The problem is that these forces are a natural by-product of the OSS process. They can be fought, but not completely neutralised. And they are all inimical to Symbian's strengths.

So should Symbian consider OSS?

No way!

Should Symbian release source code via a free license to developers? Hey, that's a different (and great) idea. And so should Nokia (with S60) and UIQ. The old days of ER5's Eikon source being available in the SDK were both better (access to the source meant inheritance was a lot easier in some ways because you could see what you were inheriting) and worse (Psion was lazy with documenting the code, because you had the source). Heck, if MS can release source to some of its UI code, I'm sure Symbian can.

2 comments:

Unknown said...

I very much disagree with your opinion that open sourcing a codebase leads to a loss of control of a) codebase b) developer quality and c) direction.

Looking at major open source projects such as Linux kernel, Firefox, Apache web server or the X11 system we can see that even though all are ran by a community of developers there is a very clear leading person or a group setting a direction. Also, not just anybody can submit code to one of these projects.
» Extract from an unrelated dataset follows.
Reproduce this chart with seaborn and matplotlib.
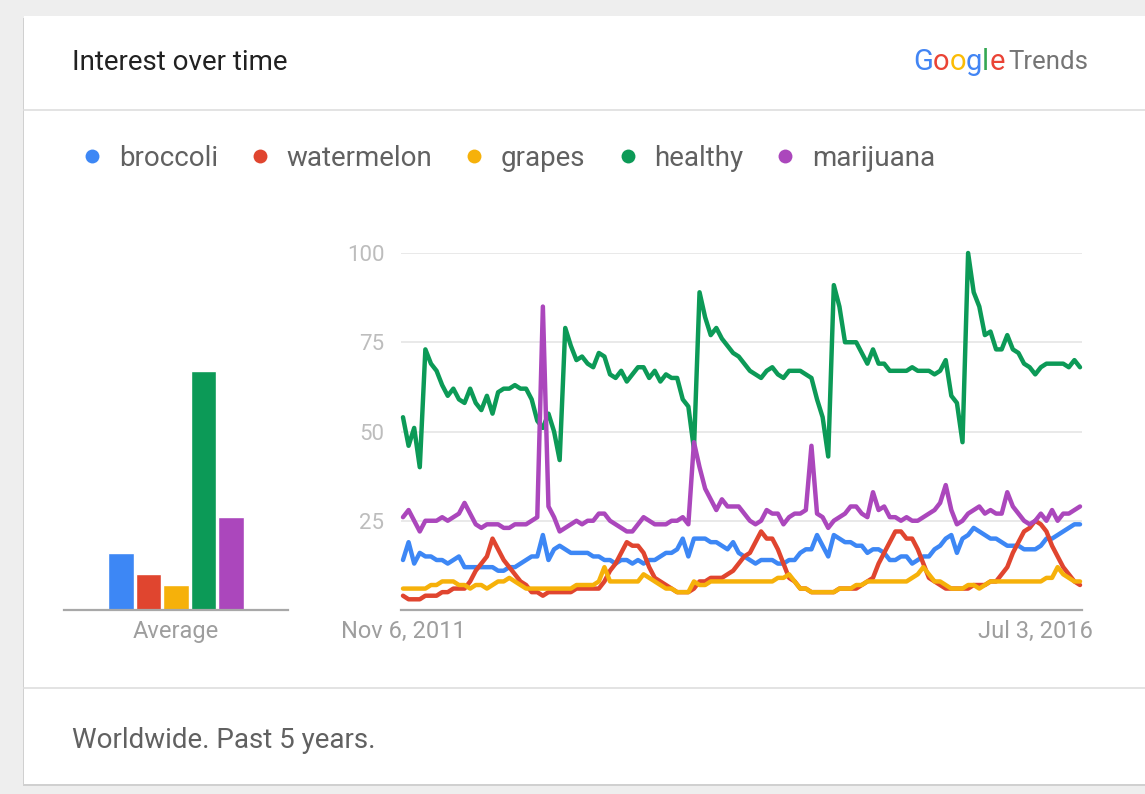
#%% imports
import numpy as np
import pandas as pd
import seaborn as sns
import matplotlib.pyplot as plt
from matplotlib.patches import Rectangle
from matplotlib.lines import Line2D
from matplotlib import transforms

#%% data (~biweekly samples)
terms = ['broccoli', 'watermelon', 'grapes', 'healthy', 'marijuana']
colors = ['#3d87f5', '#e0452f', '#f6b10a', '#0c9a57', '#ab47bc']
averages = [16, 10, 7, 67, 26]
start_label, end_label = 'Nov 6, 2011', 'Jul 3, 2016'

broccoli = [14, 19, 13, 16, 15, 15, 14, 14, 13, 14,
            15, 12, 12, 12, 12, 12, 12, 11, 11, 12,
            12, 13, 14, 15, 15, 21, 14, 17, 18, 17,
            16, 16, 16, 16, 15, 15, 14, 14, 13, 14,
            14, 13, 14, 13, 14, 14, 15, 16, 16, 17,
            20, 15, 20, 20, 20, 19, 19, 18, 17, 19,
            16, 15, 14, 13, 14, 14, 14, 13, 13, 14,
            14, 16, 17, 17, 21, 18, 15, 21, 20, 19,
            19, 18, 18, 16, 17, 17, 16, 14, 14, 15,
            15, 13, 14, 15, 15, 17, 18, 20, 21, 16,
            20, 21, 23, 22, 21, 20, 20, 19, 18, 18,
            18, 17, 17, 17, 18, 20, 20, 21, 22, 23,
            24, 24]
watermelon = [4, 3, 3, 3, 4, 4, 4, 5, 5, 6,
              6, 6, 8, 11, 13, 15, 20, 17, 14, 12,
              10, 8, 7, 5, 5, 4, 5, 5, 5, 5,
              5, 6, 6, 6, 6, 6, 8, 11, 13, 16,
              19, 18, 18, 16, 12, 9, 8, 7, 6, 5,
              5, 5, 6, 8, 8, 9, 9, 9, 10, 11,
              13, 15, 16, 19, 22, 20, 20, 17, 13, 9,
              8, 6, 6, 5, 5, 5, 5, 5, 6, 6,
              6, 6, 7, 8, 9, 13, 16, 19, 22, 22,
              20, 20, 17, 13, 9, 8, 7, 6, 6, 6,
              6, 6, 7, 7, 7, 8, 8, 10, 12, 16,
              19, 22, 23, 25, 24, 22, 18, 15, 12, 10,
              8, 7]
grapes = [6, 6, 6, 6, 6, 7, 7, 8, 8, 8,
          7, 7, 6, 7, 7, 6, 7, 8, 8, 9,
          8, 7, 6, 6, 6, 6, 6, 6, 6, 6,
          6, 7, 7, 7, 7, 8, 12, 8, 8, 8,
          8, 8, 8, 10, 9, 8, 7, 6, 6, 5,
          5, 5, 8, 7, 7, 8, 8, 8, 8, 8,
          8, 8, 8, 8, 8, 8, 8, 9, 9, 10,
          8, 6, 6, 5, 5, 5, 5, 5, 6, 6,
          6, 7, 7, 8, 8, 8, 8, 8, 8, 8,
          8, 9, 10, 12, 10, 8, 8, 7, 6, 6,
          6, 7, 7, 6, 7, 8, 8, 8, 8, 8,
          8, 8, 8, 8, 8, 9, 9, 12, 10, 9,
          8, 8]
healthy = [54, 46, 51, 40, 73, 69, 67, 63, 60, 62,
           59, 58, 62, 58, 56, 60, 55, 61, 62, 62,
           63, 62, 62, 59, 53, 51, 55, 50, 42, 79,
           74, 70, 71, 69, 68, 72, 71, 66, 65, 67,
           64, 66, 68, 68, 65, 67, 64, 66, 65, 65,
           59, 57, 45, 89, 82, 77, 79, 76, 74, 72,
           71, 69, 67, 66, 65, 67, 68, 66, 65, 67,
           67, 67, 66, 65, 59, 54, 43, 91, 85, 75,
           75, 75, 72, 69, 73, 69, 69, 67, 67, 67,
           67, 68, 67, 67, 67, 66, 67, 70, 60, 58,
           47, 100, 89, 85, 77, 78, 73, 73, 77, 73,
           72, 69, 68, 66, 68, 69, 69, 69, 69, 68,
           70, 68]
marijuana = [26, 28, 25, 22, 25, 25, 25, 26, 25, 26,
             27, 30, 27, 24, 23, 24, 24, 24, 23, 23,
             24, 24, 24, 25, 26, 85, 29, 26, 22, 23,
             24, 25, 24, 25, 25, 27, 27, 25, 24, 23,
             22, 22, 24, 26, 25, 24, 24, 24, 25, 25,
             26, 24, 47, 40, 34, 31, 28, 31, 29, 29,
             29, 27, 25, 24, 25, 28, 27, 27, 24, 26,
             27, 27, 28, 46, 27, 26, 23, 25, 26, 27,
             29, 29, 27, 26, 33, 28, 29, 26, 26, 25,
             26, 25, 25, 26, 27, 28, 30, 35, 28, 24,
             25, 27, 28, 29, 27, 28, 27, 27, 33, 29,
             27, 25, 24, 25, 27, 25, 28, 25, 27, 27,
             28, 29]

#%% prepare data
start, end = pd.Timestamp('2011-11-06'), pd.Timestamp('2016-07-03')
dates = pd.date_range(start, end, periods=len(healthy))
wide = pd.DataFrame({'date': dates, 'broccoli': broccoli, 'watermelon': watermelon,
                     'grapes': grapes, 'healthy': healthy, 'marijuana': marijuana})
df = wide.melt(id_vars='date', var_name='term', value_name='interest')
avg = pd.DataFrame({'term': terms, 'interest': averages})

#%% style
sns.set_style('white')
plt.rcParams['font.family'] = ['Roboto', 'DejaVu Sans']

W, H = 1145, 794
def fx(px): return px / W
def fy(py): return 1 - py / H

fig = plt.figure(figsize=(W / 100, H / 100), dpi=100, facecolor='#eeeeee')

# card with a soft shadow (kept behind the axes)
fig.patches.append(Rectangle((fx(23), fy(786)), 1.0, fy(18) - fy(786), transform=fig.transFigure,
                             facecolor='#d0d0d0', edgecolor='none', zorder=-3))
fig.patches.append(Rectangle((fx(24), fy(784)), 1.0, fy(16) - fy(784), transform=fig.transFigure,
                             facecolor='white', edgecolor='none', zorder=-2))
for yy in (110, 688):
    fig.add_artist(Line2D([fx(24), 1], [fy(yy), fy(yy)], transform=fig.transFigure,
                          color='#e0e0e0', lw=1.3, zorder=-1))

# header
fig.text(fx(72), fy(62), 'Interest over time', fontsize=20, color='#212121', va='center', ha='left')
renderer = fig.canvas.get_renderer()
x = 913
for ch, c in zip('Google', ['#4285f4', '#ea4335', '#fbbc05', '#4285f4', '#34a853', '#ea4335']):
    t = fig.text(fx(x), fy(62), ch, fontsize=21, color=c, va='center', ha='left')
    x = t.get_window_extent(renderer).x1
fig.text(fx(x + 4), fy(62), 'Trends', fontsize=18.5, color='#757575', va='center', ha='left')

# footer
fig.text(fx(72), fy(740), 'Worldwide. Past 5 years.', fontsize=20, color='#616161', va='center', ha='left')

#%% average bars
ax_bar = fig.add_axes([fx(64), fy(610), fx(288) - fx(64), fy(253) - fy(610)])
sns.barplot(data=avg, x='term', y='interest', hue='term', hue_order=terms, order=terms,
            palette=colors, saturation=1, width=0.94, legend=False, ax=ax_bar)
ax_bar.set_xlim(-2.07, 6.07)
ax_bar.set_ylim(0, 100)
ax_bar.set_xticks([2])
ax_bar.set_xticklabels(['Average'])
ax_bar.set_yticks([])
ax_bar.set_xlabel('')
ax_bar.set_ylabel('')
ax_bar.tick_params(axis='x', length=0, pad=7, labelsize=17, labelcolor='#9e9e9e')
sns.despine(ax=ax_bar, left=True)
ax_bar.spines['bottom'].set_color('#a8a8a8')
ax_bar.spines['bottom'].set_linewidth(1.6)
ax_bar.set_facecolor('none')

#%% interest over time
ax = fig.add_axes([fx(401), fy(610), fx(1082) - fx(401), fy(253) - fy(610)])
sns.lineplot(data=df, x='date', y='interest', hue='term', hue_order=terms, palette=colors,
             estimator=None, sort=False, lw=3.2, legend=False, ax=ax)
for line in ax.lines:
    line.set_clip_on(False)
    line.set_solid_joinstyle('round')
pad = pd.Timedelta(days=5)
ax.set_xlim(start - pad, end + pad)
ax.set_ylim(0, 100)
ax.set_yticks([25, 50, 75, 100])
ax.set_xticks([start, end])
ax.set_xticklabels([start_label, end_label])
ax.set_xlabel('')
ax.set_ylabel('')
ax.grid(axis='y', color='#e3e3e3', lw=1.1)
ax.grid(axis='x', visible=False)
ax.tick_params(axis='y', length=0, pad=12, labelsize=16, labelcolor='#bdbdbd')
ax.tick_params(axis='x', length=0, pad=7, labelsize=17, labelcolor='#9e9e9e')
sns.despine(ax=ax, left=True)
ax.spines['bottom'].set_color('#a8a8a8')
ax.spines['bottom'].set_linewidth(1.6)
ax.set_facecolor('none')

# last date label is kept inside the card (right aligned)
last = ax.get_xticklabels()[1]
last.set_ha('right')
last.set_transform(last.get_transform() + transforms.ScaledTranslation(0.13, 0, fig.dpi_scale_trans))

#%% legend row
handles = [Line2D([], [], ls='none', marker='o', markersize=10, markerfacecolor=c,
                  markeredgecolor='none') for c in colors]
fig.legend(handles, terms, loc='center left', bbox_to_anchor=(fx(84), fy(158)), ncol=5,
           frameon=False, fontsize=20, labelcolor='#616161', handlelength=0.6,
           handletextpad=0.65, columnspacing=1.22, borderpad=0, borderaxespad=0)

fig.savefig('out.png', dpi=100, facecolor=fig.get_facecolor())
There almost always exists a group of trusted senior developers who screen the entries by the more junior participants. Access to this senior inner circle can be had by repeatedly submitting quality code and thus proving yourself. The inner circle also has very much say in which direction the development will go.

In the case of corporate backed open source projects such as Java, StarOffice or Eclipse the inner circle mostly consists of the employees of the corporate backer because they get paid to participate and thus can contribute more. The biggest hurdle in open sourcing a product is actually building a community and attracting some outside contributions.